**OBJECTIVE:** The data below needs to be returned exactly, line for line.

***** RAW DATA *****

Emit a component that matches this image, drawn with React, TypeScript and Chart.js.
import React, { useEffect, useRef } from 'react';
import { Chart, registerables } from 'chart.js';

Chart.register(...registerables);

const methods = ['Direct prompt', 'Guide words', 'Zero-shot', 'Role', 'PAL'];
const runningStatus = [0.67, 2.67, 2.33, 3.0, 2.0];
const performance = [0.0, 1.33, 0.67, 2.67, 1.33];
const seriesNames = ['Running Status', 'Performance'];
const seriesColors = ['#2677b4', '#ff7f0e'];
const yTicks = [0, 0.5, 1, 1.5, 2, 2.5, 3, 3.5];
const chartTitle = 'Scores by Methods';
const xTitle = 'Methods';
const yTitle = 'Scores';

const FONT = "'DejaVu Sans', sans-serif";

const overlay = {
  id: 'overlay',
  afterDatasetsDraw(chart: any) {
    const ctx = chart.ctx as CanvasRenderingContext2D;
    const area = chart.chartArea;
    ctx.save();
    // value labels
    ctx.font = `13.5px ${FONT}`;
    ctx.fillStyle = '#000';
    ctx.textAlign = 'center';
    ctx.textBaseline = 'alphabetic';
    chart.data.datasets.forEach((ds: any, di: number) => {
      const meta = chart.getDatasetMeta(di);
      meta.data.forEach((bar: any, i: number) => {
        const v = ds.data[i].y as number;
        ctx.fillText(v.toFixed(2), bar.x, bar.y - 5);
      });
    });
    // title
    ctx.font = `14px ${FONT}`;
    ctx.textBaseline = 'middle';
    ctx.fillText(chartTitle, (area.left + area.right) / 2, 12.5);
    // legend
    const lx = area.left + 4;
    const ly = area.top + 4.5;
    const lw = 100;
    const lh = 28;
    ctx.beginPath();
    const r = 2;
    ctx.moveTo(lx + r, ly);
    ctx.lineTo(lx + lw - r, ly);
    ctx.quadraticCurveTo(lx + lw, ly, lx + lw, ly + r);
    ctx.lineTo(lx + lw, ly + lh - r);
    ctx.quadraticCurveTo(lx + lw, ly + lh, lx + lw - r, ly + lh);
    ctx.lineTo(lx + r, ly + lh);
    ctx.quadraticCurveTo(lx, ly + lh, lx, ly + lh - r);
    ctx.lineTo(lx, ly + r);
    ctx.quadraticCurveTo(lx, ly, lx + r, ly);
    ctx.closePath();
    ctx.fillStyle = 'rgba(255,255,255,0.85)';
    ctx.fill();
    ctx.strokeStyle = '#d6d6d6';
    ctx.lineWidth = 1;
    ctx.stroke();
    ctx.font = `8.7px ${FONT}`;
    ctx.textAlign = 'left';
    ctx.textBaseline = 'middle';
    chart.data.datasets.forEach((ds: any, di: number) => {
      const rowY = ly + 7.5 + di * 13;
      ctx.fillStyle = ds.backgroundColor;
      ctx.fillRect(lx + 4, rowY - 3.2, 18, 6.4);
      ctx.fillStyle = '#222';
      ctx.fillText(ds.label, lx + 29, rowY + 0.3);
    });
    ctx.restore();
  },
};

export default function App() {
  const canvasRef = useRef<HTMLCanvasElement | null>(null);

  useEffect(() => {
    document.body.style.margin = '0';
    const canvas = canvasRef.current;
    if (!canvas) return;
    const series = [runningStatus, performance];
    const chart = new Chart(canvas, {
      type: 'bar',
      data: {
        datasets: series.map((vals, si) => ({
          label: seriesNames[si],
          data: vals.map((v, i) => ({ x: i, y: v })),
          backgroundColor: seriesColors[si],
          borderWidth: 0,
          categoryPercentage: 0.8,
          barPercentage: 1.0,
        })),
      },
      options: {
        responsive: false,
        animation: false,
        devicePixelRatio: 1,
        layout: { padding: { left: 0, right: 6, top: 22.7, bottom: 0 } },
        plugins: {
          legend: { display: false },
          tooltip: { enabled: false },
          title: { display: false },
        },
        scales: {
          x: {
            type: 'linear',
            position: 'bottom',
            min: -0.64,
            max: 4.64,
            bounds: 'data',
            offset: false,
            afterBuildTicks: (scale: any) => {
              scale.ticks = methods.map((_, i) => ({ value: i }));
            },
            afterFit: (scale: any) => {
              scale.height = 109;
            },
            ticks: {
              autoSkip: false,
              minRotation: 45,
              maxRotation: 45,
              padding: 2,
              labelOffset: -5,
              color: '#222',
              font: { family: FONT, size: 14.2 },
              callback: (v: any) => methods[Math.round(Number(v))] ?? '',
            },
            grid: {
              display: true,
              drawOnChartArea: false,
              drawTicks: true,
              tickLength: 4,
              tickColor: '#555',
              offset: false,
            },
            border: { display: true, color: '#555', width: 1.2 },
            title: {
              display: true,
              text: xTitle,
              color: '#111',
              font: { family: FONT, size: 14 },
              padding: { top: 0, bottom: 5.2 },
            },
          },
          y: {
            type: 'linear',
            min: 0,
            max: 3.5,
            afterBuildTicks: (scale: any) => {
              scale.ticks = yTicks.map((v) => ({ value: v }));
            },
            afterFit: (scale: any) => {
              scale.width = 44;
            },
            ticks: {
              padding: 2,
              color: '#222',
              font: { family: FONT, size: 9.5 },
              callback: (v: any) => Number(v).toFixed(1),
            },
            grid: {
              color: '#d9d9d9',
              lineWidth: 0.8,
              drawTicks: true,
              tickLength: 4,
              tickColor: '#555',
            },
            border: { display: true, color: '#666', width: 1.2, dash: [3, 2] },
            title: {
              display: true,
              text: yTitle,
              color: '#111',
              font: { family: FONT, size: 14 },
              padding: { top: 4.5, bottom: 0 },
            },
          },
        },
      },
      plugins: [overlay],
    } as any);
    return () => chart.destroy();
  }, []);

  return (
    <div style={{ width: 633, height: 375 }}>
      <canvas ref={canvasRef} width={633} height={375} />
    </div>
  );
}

*****

**TASK RESPONSE:**
Emit a component that matches this image, drawn with React, TypeScript and Chart.js.
import React, { useEffect, useRef } from 'react';
import { Chart, registerables } from 'chart.js';

Chart.register(...registerables);

const methods = ['Direct prompt', 'Guide words', 'Zero-shot', 'Role', 'PAL'];
const runningStatus = [0.67, 2.67, 2.33, 3.0, 2.0];
const performance = [0.0, 1.33, 0.67, 2.67, 1.33];
const seriesNames = ['Running Status', 'Performance'];
const seriesColors = ['#2677b4', '#ff7f0e'];
const yTicks = [0, 0.5, 1, 1.5, 2, 2.5, 3, 3.5];
const chartTitle = 'Scores by Methods';
const xTitle = 'Methods';
const yTitle = 'Scores';

const FONT = "'DejaVu Sans', sans-serif";

const overlay = {
  id: 'overlay',
  afterDatasetsDraw(chart: any) {
    const ctx = chart.ctx as CanvasRenderingContext2D;
    const area = chart.chartArea;
    ctx.save();
    // value labels
    ctx.font = `13.5px ${FONT}`;
    ctx.fillStyle = '#000';
    ctx.textAlign = 'center';
    ctx.textBaseline = 'alphabetic';
    chart.data.datasets.forEach((ds: any, di: number) => {
      const meta = chart.getDatasetMeta(di);
      meta.data.forEach((bar: any, i: number) => {
        const v = ds.data[i].y as number;
        ctx.fillText(v.toFixed(2), bar.x, bar.y - 5);
      });
    });
    // title
    ctx.font = `14px ${FONT}`;
    ctx.textBaseline = 'middle';
    ctx.fillText(chartTitle, (area.left + area.right) / 2, 12.5);
    // legend
    const lx = area.left + 4;
    const ly = area.top + 4.5;
    const lw = 100;
    const lh = 28;
    ctx.beginPath();
    const r = 2;
    ctx.moveTo(lx + r, ly);
    ctx.lineTo(lx + lw - r, ly);
    ctx.quadraticCurveTo(lx + lw, ly, lx + lw, ly + r);
    ctx.lineTo(lx + lw, ly + lh - r);
    ctx.quadraticCurveTo(lx + lw, ly + lh, lx + lw - r, ly + lh);
    ctx.lineTo(lx + r, ly + lh);
    ctx.quadraticCurveTo(lx, ly + lh, lx, ly + lh - r);
    ctx.lineTo(lx, ly + r);
    ctx.quadraticCurveTo(lx, ly, lx + r, ly);
    ctx.closePath();
    ctx.fillStyle = 'rgba(255,255,255,0.85)';
    ctx.fill();
    ctx.strokeStyle = '#d6d6d6';
    ctx.lineWidth = 1;
    ctx.stroke();
    ctx.font = `8.7px ${FONT}`;
    ctx.textAlign = 'left';
    ctx.textBaseline = 'middle';
    chart.data.datasets.forEach((ds: any, di: number) => {
      const rowY = ly + 7.5 + di * 13;
      ctx.fillStyle = ds.backgroundColor;
      ctx.fillRect(lx + 4, rowY - 3.2, 18, 6.4);
      ctx.fillStyle = '#222';
      ctx.fillText(ds.label, lx + 29, rowY + 0.3);
    });
    ctx.restore();
  },
};

export default function App() {
  const canvasRef = useRef<HTMLCanvasElement | null>(null);

  useEffect(() => {
    document.body.style.margin = '0';
    const canvas = canvasRef.current;
    if (!canvas) return;
    const series = [runningStatus, performance];
    const chart = new Chart(canvas, {
      type: 'bar',
      data: {
        datasets: series.map((vals, si) => ({
          label: seriesNames[si],
          data: vals.map((v, i) => ({ x: i, y: v })),
          backgroundColor: seriesColors[si],
          borderWidth: 0,
          categoryPercentage: 0.8,
          barPercentage: 1.0,
        })),
      },
      options: {
        responsive: false,
        animation: false,
        devicePixelRatio: 1,
        layout: { padding: { left: 0, right: 6, top: 22.7, bottom: 0 } },
        plugins: {
          legend: { display: false },
          tooltip: { enabled: false },
          title: { display: false },
        },
        scales: {
          x: {
            type: 'linear',
            position: 'bottom',
            min: -0.64,
            max: 4.64,
            bounds: 'data',
            offset: false,
            afterBuildTicks: (scale: any) => {
              scale.ticks = methods.map((_, i) => ({ value: i }));
            },
            afterFit: (scale: any) => {
              scale.height = 109;
            },
            ticks: {
              autoSkip: false,
              minRotation: 45,
              maxRotation: 45,
              padding: 2,
              labelOffset: -5,
              color: '#222',
              font: { family: FONT, size: 14.2 },
              callback: (v: any) => methods[Math.round(Number(v))] ?? '',
            },
            grid: {
              display: true,
              drawOnChartArea: false,
              drawTicks: true,
              tickLength: 4,
              tickColor: '#555',
              offset: false,
            },
            border: { display: true, color: '#555', width: 1.2 },
            title: {
              display: true,
              text: xTitle,
              color: '#111',
              font: { family: FONT, size: 14 },
              padding: { top: 0, bottom: 5.2 },
            },
          },
          y: {
            type: 'linear',
            min: 0,
            max: 3.5,
            afterBuildTicks: (scale: any) => {
              scale.ticks = yTicks.map((v) => ({ value: v }));
            },
            afterFit: (scale: any) => {
              scale.width = 44;
            },
            ticks: {
              padding: 2,
              color: '#222',
              font: { family: FONT, size: 9.5 },
              callback: (v: any) => Number(v).toFixed(1),
            },
            grid: {
              color: '#d9d9d9',
              lineWidth: 0.8,
              drawTicks: true,
              tickLength: 4,
              tickColor: '#555',
            },
            border: { display: true, color: '#666', width: 1.2, dash: [3, 2] },
            title: {
              display: true,
              text: yTitle,
              color: '#111',
              font: { family: FONT, size: 14 },
              padding: { top: 4.5, bottom: 0 },
            },
          },
        },
      },
      plugins: [overlay],
    } as any);
    return () => chart.destroy();
  }, []);

  return (
    <div style={{ width: 633, height: 375 }}>
      <canvas ref={canvasRef} width={633} height={375} />
    </div>
  );
}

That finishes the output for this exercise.